EXERCISE DIRECTIONS |
Retype only what runs from the beginning of the data through the line with "import pandas as pd"; please omit the pictures and keep every line exact.

INFORMATION SUPPLIED |
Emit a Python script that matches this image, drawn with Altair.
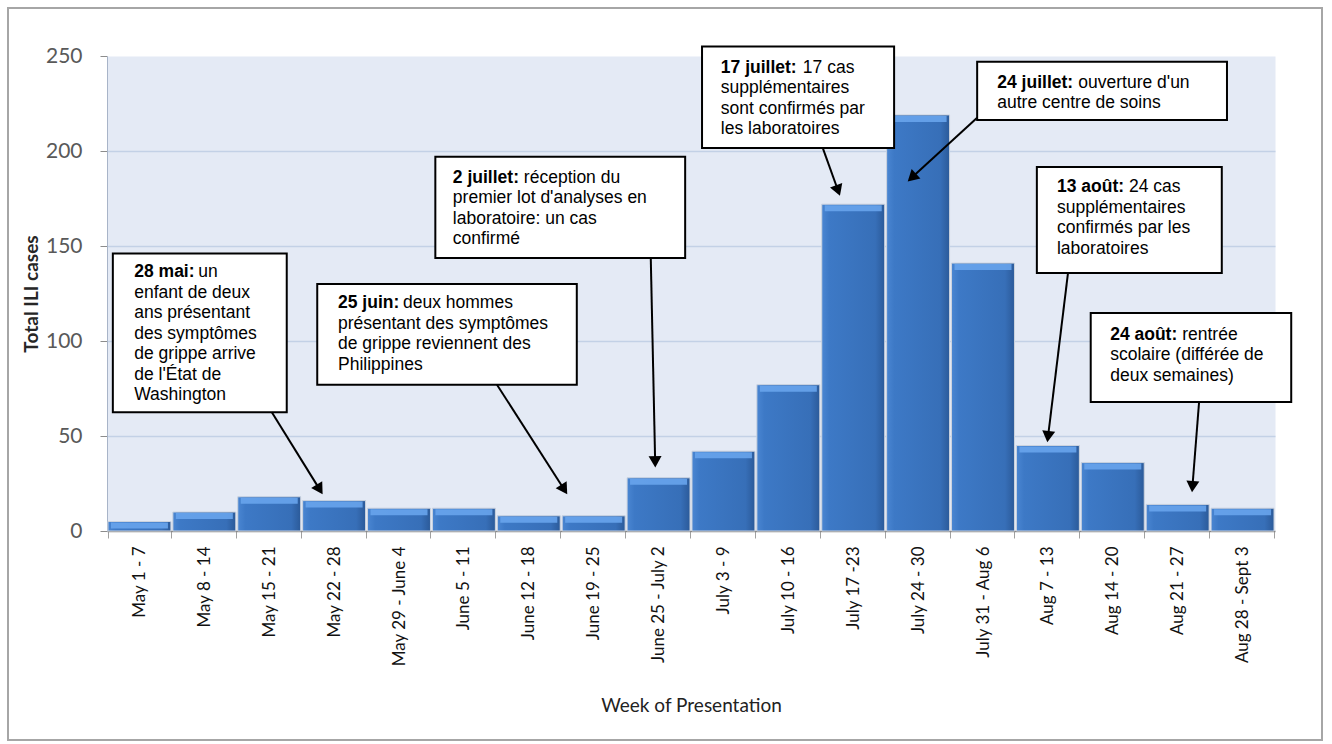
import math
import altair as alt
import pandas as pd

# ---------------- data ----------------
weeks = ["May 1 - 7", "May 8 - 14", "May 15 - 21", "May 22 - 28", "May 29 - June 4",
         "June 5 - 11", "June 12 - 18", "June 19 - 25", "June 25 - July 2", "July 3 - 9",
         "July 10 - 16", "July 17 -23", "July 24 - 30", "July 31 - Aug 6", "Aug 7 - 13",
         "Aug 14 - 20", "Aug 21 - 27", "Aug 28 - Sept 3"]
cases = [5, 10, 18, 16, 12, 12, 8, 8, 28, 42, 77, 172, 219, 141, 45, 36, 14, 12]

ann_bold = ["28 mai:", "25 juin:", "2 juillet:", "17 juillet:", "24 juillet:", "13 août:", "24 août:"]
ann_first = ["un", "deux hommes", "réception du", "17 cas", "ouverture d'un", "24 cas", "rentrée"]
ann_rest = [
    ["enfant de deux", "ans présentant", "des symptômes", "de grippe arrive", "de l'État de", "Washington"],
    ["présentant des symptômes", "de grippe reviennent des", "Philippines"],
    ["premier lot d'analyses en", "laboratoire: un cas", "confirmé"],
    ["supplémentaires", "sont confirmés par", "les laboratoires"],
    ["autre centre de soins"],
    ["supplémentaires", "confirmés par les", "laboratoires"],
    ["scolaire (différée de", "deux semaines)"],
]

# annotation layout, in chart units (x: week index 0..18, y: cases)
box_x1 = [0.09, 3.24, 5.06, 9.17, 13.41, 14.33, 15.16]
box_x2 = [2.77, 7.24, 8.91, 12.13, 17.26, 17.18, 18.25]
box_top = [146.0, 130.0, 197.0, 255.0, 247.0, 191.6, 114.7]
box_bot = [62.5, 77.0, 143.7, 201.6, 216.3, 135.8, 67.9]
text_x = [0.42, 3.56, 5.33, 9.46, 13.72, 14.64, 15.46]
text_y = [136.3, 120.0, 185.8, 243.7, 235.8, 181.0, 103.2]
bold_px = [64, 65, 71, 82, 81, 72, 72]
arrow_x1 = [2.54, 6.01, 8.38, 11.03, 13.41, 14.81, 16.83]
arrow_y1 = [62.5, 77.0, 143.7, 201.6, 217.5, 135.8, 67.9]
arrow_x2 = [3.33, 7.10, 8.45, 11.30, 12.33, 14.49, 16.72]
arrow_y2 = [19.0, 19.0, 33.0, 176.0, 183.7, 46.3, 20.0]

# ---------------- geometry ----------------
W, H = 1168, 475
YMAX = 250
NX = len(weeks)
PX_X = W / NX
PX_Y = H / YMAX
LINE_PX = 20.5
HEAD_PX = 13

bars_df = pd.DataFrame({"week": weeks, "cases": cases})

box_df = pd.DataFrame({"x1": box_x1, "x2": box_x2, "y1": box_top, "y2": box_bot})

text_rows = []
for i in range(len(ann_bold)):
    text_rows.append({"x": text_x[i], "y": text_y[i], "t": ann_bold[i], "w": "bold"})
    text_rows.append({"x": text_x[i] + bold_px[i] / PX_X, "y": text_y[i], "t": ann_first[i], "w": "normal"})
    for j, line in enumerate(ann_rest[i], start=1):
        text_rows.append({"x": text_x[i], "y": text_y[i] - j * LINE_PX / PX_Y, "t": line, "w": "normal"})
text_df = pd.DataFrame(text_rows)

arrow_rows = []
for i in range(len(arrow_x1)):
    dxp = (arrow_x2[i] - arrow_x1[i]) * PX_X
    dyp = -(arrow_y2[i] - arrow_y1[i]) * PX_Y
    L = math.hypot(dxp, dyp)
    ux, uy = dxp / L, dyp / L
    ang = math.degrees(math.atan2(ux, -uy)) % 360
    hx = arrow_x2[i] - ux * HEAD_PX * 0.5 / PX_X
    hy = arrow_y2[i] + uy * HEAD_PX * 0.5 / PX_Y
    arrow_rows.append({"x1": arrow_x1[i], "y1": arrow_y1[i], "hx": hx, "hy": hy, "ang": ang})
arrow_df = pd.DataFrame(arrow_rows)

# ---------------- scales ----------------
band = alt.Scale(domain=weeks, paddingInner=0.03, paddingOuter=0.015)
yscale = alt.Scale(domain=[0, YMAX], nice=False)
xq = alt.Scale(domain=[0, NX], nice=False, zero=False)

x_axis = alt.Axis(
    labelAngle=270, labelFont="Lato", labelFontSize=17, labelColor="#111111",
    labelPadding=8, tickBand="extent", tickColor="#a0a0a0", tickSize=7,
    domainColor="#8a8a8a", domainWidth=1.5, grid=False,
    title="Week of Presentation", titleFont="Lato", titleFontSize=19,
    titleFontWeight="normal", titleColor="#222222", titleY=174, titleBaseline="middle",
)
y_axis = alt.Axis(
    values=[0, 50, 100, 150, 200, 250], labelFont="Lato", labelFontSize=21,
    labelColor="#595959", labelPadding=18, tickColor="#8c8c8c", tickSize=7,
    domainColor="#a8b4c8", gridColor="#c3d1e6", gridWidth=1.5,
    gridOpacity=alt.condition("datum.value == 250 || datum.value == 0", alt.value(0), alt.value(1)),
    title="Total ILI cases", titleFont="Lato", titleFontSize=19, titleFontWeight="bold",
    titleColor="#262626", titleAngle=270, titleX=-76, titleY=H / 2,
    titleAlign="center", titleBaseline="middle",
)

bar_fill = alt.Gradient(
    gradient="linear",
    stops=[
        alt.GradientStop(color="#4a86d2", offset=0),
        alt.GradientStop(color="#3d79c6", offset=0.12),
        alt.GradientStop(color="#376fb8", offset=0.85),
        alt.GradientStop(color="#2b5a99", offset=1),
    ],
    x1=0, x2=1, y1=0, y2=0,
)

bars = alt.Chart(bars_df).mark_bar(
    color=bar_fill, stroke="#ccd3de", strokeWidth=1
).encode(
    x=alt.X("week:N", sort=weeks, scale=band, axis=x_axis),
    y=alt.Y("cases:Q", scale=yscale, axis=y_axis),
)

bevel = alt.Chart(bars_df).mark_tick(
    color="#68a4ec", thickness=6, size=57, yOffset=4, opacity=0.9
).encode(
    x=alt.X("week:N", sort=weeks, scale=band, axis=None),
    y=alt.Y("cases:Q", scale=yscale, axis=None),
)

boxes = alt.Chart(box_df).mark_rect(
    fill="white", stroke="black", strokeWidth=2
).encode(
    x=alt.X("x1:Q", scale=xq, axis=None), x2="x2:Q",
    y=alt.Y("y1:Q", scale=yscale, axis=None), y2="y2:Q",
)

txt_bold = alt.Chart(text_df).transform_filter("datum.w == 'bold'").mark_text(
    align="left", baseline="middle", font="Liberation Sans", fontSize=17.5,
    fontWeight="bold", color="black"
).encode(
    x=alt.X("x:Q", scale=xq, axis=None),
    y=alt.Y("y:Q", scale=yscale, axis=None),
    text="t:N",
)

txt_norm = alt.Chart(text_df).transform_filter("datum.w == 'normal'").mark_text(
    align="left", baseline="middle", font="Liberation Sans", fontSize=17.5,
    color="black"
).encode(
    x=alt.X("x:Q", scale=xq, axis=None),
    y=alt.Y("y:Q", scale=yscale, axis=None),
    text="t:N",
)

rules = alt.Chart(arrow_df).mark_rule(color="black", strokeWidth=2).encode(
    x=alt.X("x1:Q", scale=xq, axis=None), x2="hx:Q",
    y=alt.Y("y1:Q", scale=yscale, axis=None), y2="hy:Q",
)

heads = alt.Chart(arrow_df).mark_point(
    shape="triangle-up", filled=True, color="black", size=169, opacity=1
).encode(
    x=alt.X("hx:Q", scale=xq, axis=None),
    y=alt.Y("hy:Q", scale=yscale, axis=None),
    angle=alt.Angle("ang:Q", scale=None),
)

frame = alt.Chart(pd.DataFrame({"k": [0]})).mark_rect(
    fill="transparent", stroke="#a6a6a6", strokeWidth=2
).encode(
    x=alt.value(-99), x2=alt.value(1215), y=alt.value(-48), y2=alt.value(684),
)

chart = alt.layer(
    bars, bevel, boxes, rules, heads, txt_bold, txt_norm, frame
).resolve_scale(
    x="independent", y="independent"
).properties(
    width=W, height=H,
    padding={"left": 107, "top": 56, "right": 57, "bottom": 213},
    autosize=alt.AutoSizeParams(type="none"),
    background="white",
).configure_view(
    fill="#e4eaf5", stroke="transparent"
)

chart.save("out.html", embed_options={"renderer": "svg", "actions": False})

RESULT FOR THIS EXERCISE |
Emit a Python script that matches this image, drawn with Altair.
import math
import altair as alt
import pandas as pd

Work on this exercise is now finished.